Handles loading, hot-swapping, catalog queries, and VRAM budget enforcement.
Methods
11method
ModelManager.init
pub fn init( spec: LoadSpec, device: *const MetalDevice, allocator: std.mem.Allocator, ) !ModelManager Create a manager and eagerly load the model described by `spec`.
Acquires the per-device GPU process lock before touching Metal resources.
method
ModelManager.initEmpty
pub fn initEmpty( device: *const MetalDevice, requested_context_length: ?u32, allocator: std.mem.Allocator, ) ModelManager Create an idle manager with no model currently loaded.

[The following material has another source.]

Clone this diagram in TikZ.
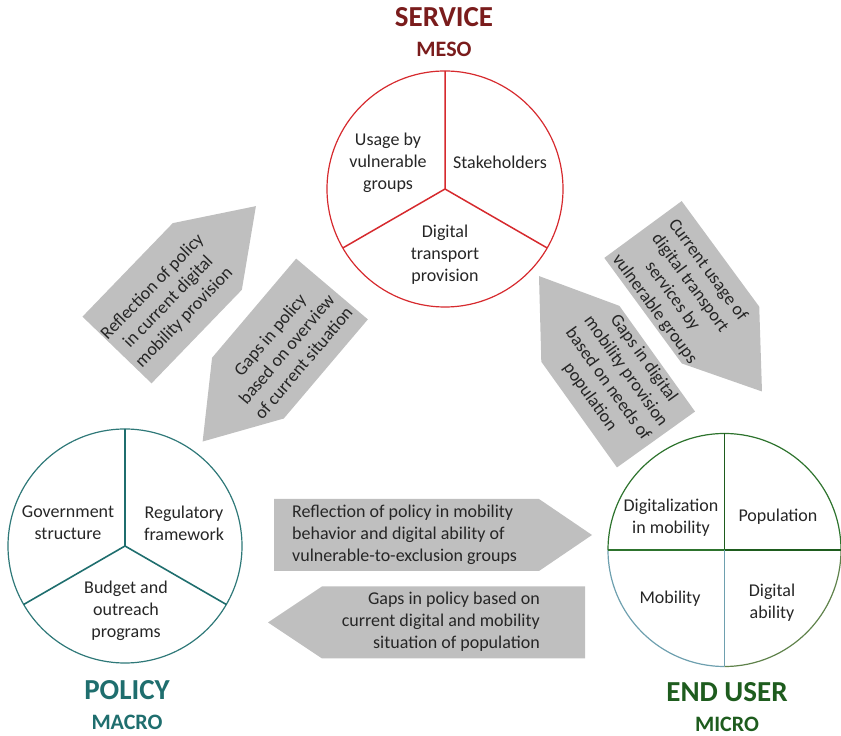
\documentclass[tikz,border=0pt]{standalone}
\usepackage{fontspec}
\setmainfont{Carlito}
\usepackage{xcolor}
\usetikzlibrary{positioning}
\definecolor{servicered}{RGB}{122,28,28}
\definecolor{serviceline}{RGB}{214,42,46}
\definecolor{policyteal}{RGB}{31,110,110}
\definecolor{policyline}{RGB}{46,120,120}
\definecolor{userdark}{RGB}{30,92,30}
\definecolor{userline}{RGB}{45,115,45}
\definecolor{userblue}{RGB}{110,160,175}
\definecolor{userolive}{RGB}{95,130,75}
\definecolor{arrowgray}{RGB}{191,191,191}
\newcommand{\ringsize}{234pt}
\newcommand{\blockarrow}[3]{\fill[arrowgray] (0,-#3) -- (#1,-#3) -- (#1+#2,0) -- (#1,#3) -- (0,#3) -- cycle;}

\tikzset{
  part/.style={align=center, font=\fontsize{18}{22}\selectfont, text=black!85},
  flowtext/.style={align=center, inner sep=0pt, font=\fontsize{18}{22}\selectfont, text=black!85},
  level/.style={anchor=base, font=\bfseries\fontsize{29}{30}\selectfont},
  sublevel/.style={anchor=base, font=\bfseries\fontsize{22}{24}\selectfont},
}

\begin{document}
\begin{tikzpicture}[x=1pt,y=1pt]
    \useasboundingbox (0,0) rectangle (841,736);

    % the three rings
    \begin{scope}[every node/.style={circle,inner sep=0pt,outer sep=0pt}]
        \node[draw=serviceline,line width=1.2pt,minimum size=236pt] (service) at (445,547) {};
        \node[draw=policyline,line width=1.2pt,minimum size=\ringsize] (policy) at (125,190) {};
        \node[minimum size=233pt] (enduser) at (724.5,186) {};
    \end{scope}

    \draw[serviceline,line width=1.5pt] (service.center) -- (service.90)
        (service.center) -- (service.210) (service.center) -- (service.330);
    \draw[policyteal,line width=1.6pt] (policy.center) -- (policy.90)
        (policy.center) -- (policy.210) (policy.center) -- (policy.330);

    \draw[userline,line width=1.2pt] (enduser.0) arc[start angle=0,end angle=180,radius=116.5];
    \draw[userblue,line width=1.2pt] (enduser.180) arc[start angle=180,end angle=270,radius=116.5];
    \draw[userolive,line width=1.2pt] (enduser.270) arc[start angle=270,end angle=360,radius=116.5];
    \draw[userdark,line width=1.8pt] (enduser.center) -- (enduser.90) (enduser.center) -- (enduser.0);
    \draw[userline,line width=1.2pt] (enduser.center) -- (enduser.180);
    \draw[userblue,line width=1.2pt] (enduser.center) -- (enduser.270);

    % ring contents
    \node[part] (usage) at (388,573) {Usage by\\vulnerable\\groups};
    \node[part] (stake) at (500,574) {Stakeholders};
    \node[part] (provision) at (445,481) {Digital\\transport\\provision};
    \node[part] (govern) at (68,213) {Government\\structure};
    \node[part] (regul) at (184,213) {Regulatory\\framework};
    \node[part] (budget) at (126,125) {Budget and\\outreach\\programs};
    \node[part] (digit) at (671,218) {Digitalization\\in mobility};
    \node[part] (popul) at (778,219) {Population};
    \node[part] (mobil) at (670,137) {Mobility};
    \node[part] (ability) at (772,133) {Digital\\ability};

    % level titles
    \node[level,text=servicered] (servtitle) at (444,709) {SERVICE};
    \node[sublevel,text=servicered] (meso) at (444,679) {MESO};
    \node[level,text=policyteal] (poltitle) at (127,36) {POLICY};
    \node[sublevel,text=policyteal] (macro) at (127,6) {MACRO};
    \node[level,text=userdark] (usertitle) at (727,34) {END USER};
    \node[sublevel,text=userdark] (micro) at (727,4) {MICRO};

    % flows between the levels
    \begin{scope}[shift={(117,386)},rotate=46]
        \blockarrow{130}{70}{48}
        \node[flowtext,transform shape] (polserv) at (70,-4) {Reflection of policy\\in current digital\\mobility provision};
    \end{scope}
    \begin{scope}[shift={(332,447)},rotate=229.7]
        \blockarrow{130}{70}{47}
        \node[flowtext,transform shape,rotate=180] (servpol) at (75,4) {Gaps in policy\\based on overview\\of current situation};
    \end{scope}
    \begin{scope}[shift={(643,506.5)},rotate=-53.7]
        \blockarrow{131}{70}{48}
        \node[flowtext,transform shape] (servuser) at (71,-5) {Current usage of\\digital transport\\services by\\vulnerable groups};
    \end{scope}
    \begin{scope}[shift={(656,296.5)},rotate=125.6]
        \blockarrow{130}{71}{48}
        \node[flowtext,transform shape,rotate=180] (userserv) at (73,-4) {Gaps in digital\\mobility provision\\based on needs of\\population};
    \end{scope}
    \begin{scope}[shift={(274,201)}]
        \blockarrow{265}{53}{36}
    \end{scope}
    \node[flowtext,align=left,anchor=west] (poluser) at (292,201) {Reflection of policy in mobility\\behavior and digital ability of\\vulnerable-to-exclusion groups};
    \begin{scope}[shift={(585,113.5)},xscale=-1]
        \blockarrow{263}{54}{36}
    \end{scope}
    \node[flowtext,align=right,anchor=east] (userpol) at (540,114) {Gaps in policy based on\\current digital and mobility\\situation of population};
\end{tikzpicture}
\end{document}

The GPU process lock is not acquired until the first model is activated. `null` lets the memory planner auto-size the context window.
method
ModelManager.deinit
pub fn deinit(self: *ModelManager) void Tear down the active model, if any, and release the GPU process lock.
method
ModelManager.currentResources
pub fn currentResources(self: *ModelManager) ?*LoadedResources Return the currently loaded resource bundle, or null when idle.
method
ModelManager.activeDisplayName
pub fn activeDisplayName(self: *ModelManager) []const u8 Return the active model display name, or `"none"` when no model is loaded.
method
ModelManager.catalogProfile
pub fn catalogProfile(self: *const ModelManager) []const u8 Return the catalog profile string used for the active Metal device.
method
ModelManager.currentMemoryUsage
pub fn currentMemoryUsage(self: *ModelManager) MemoryUsage Snapshot memory usage for the active model, or zeroes when idle.
method
ModelManager.collectCatalogView
pub fn collectCatalogView(self: *ModelManager, allocator: std.mem.Allocator, include_all: bool) !ModelCatalogView Build a catalog view annotated with install, fit, and active-model status.

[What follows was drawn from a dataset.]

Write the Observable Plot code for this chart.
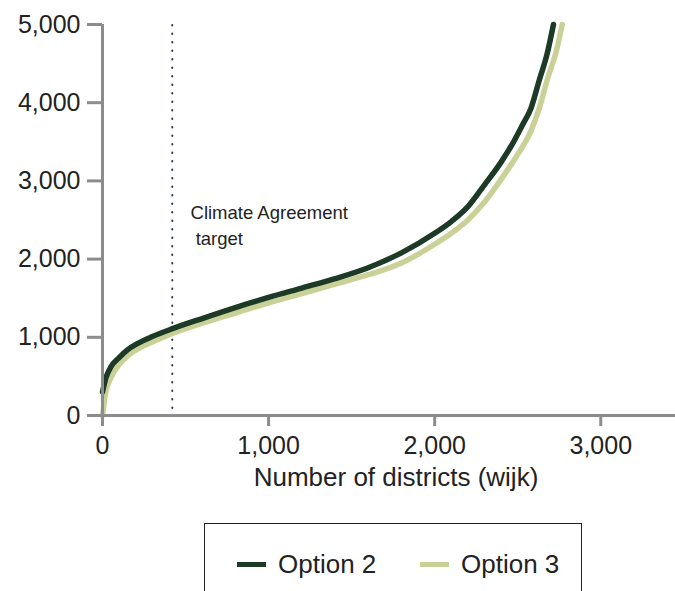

Entries are filtered to those that are supported on the current GPU profile and fit within the VRAM budget unless `include_all` is true. The currently-active model is always included even if its static VRAM estimate exceeds the live budget. Unrecognised loaded models (raw GGUF files with no catalog entry) appear as a synthetic entry with `managed = false`.
method
ModelManager.supportsManagedEntry
pub fn supportsManagedEntry(self: *ModelManager, entry: catalog_mod.CatalogEntry, allocator: std.mem.Allocator) bool Return whether a managed catalog entry is supported and fits on the active device.
method
ModelManager.activateManagedModel
pub fn activateManagedModel(self: *ModelManager, model_id: []const u8, persist_active: bool) !void Load the specified catalog model and make it the active inference target.
Hot-swaps the previous model if one is loaded. Validates that the model is installed, supported on this GPU profile, and fits within the VRAM budget before touching Metal.
method
ModelManager.removeManagedModel
pub fn removeManagedModel(self: *ModelManager, model_id: []const u8, force: bool) !RemoveResult Unload and delete a managed model from both GPU memory and the model store on disk.
If the model is currently loaded and `force` is false, returns `error.ModelLoadedInGpu`. With `force` true the model is evicted from GPU memory before deletion.